Увидав «синьора», они, очевидно, решили:
— «Должно быть, начальство!»
Один показывал на ноги, завёрнутые в тряпки.
«В чём, мол, я пойду?»
«Mangiare», «mangiare»[72], — только и слышалось среди калабрийского говора.
Судебное следствие окончено, свидетели отпущены, но они не уходят.
Их собрали из деревень, две недели продержали в городе. За эти две недели они проели всё с себя, им не в чем идти, и они требуют теперь на дорогу.
И всё это для того, чтоб услыхать от них:
— Знать ничего не знаю.
Как ни билось обвинение, ни от одного из свидетелей не удалось добиться нужного показания.
Если не считать одного, очень ценного, важного, интересного и… предобродушного.
На вопрос прокурора:
— Слыхали ли вы, что такой-то из обвиняемых — вор?
Свидетель с удивлением посмотрел на прокурора и предобродушно ответил:
— Да у нас в деревне все воры!
Больше от этих проголодавшихся людей не удалось узнать ничего. Они повторяли с испугом:
— Клянусь, что я ничего не знаю!
Чувствовалась близость правосудия: в одной из комнат на полу я увидал целую кучу оков.
— Это для подсудимых! — любезно разъяснил мне сторож к, подняв одну машинку, показал.
Эти машинки, всюду в Европе заменившие наши мучительные кандалы, тоже довольно адское изобретение. Ими смыкают за руку двоих арестантов. Мало-мальски резкое движение, пружина машинки перевернётся и раздробит руку обоим. О побеге или сопротивлении тут не может быть и речи.
Раз десять перед караулами мы предъявляли мой билет, пока, наконец, сторож отворил дверь, протянул руку за подачкой и сказал:
— Синьор, пожалуйте. Обвиняемые за решёткой.
Я вошёл в зал заседания и увидел тех людей, от которых так вооружён «муниципальный дворец».
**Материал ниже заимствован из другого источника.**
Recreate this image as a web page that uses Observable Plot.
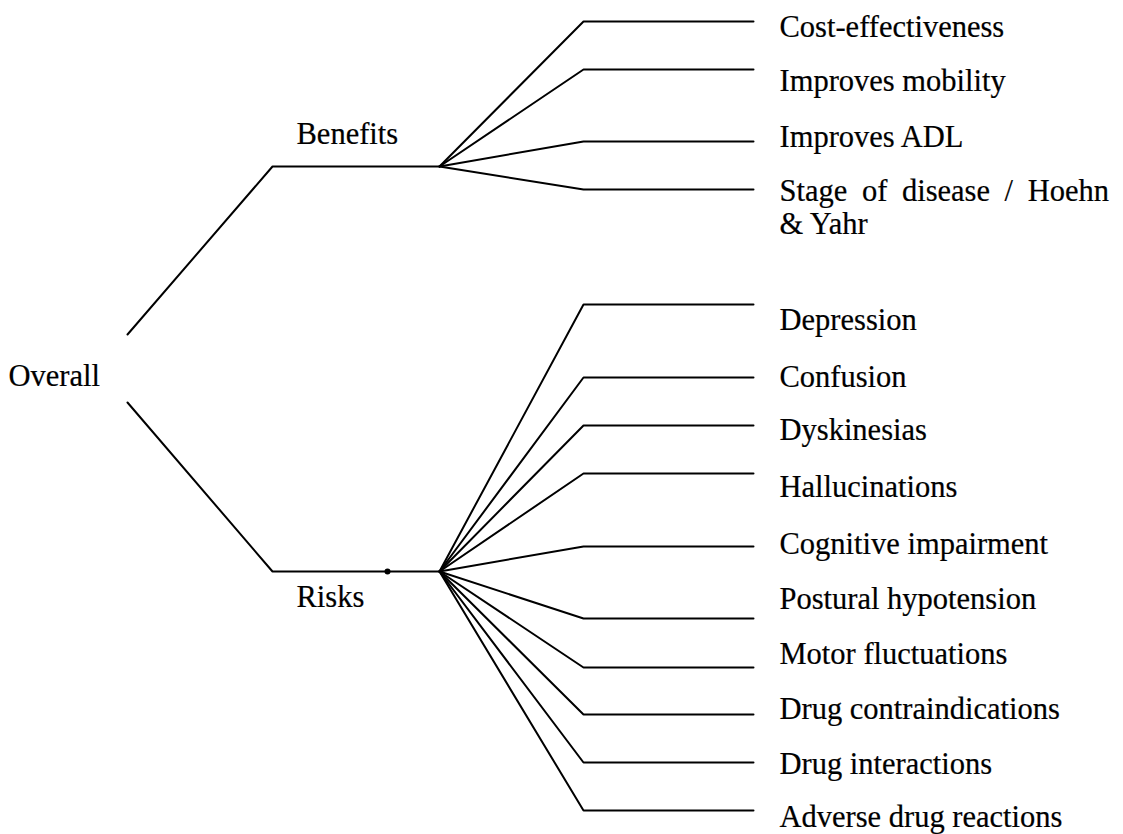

Словно стая овец сбилась в кучу во время бури, сидели, прижавшись друг к другу, обвиняемые, жалкие, несчастные, испитые, одетые в рубище. За два года предварительного заключения они остались в лохмотьях. Некоторые, очевидно, обносились вконец, и их одели в арестантское. Куртки и штаны из полосатой, жёлтой с чёрным, материи. На правой половине костюма полосы идут вдоль, на левой — поперёк. Какие-то страшные арлекины сидели на скамьях подсудимых, окружённые карабинерами с саблями наголо и солдатами с примкнутыми штыками.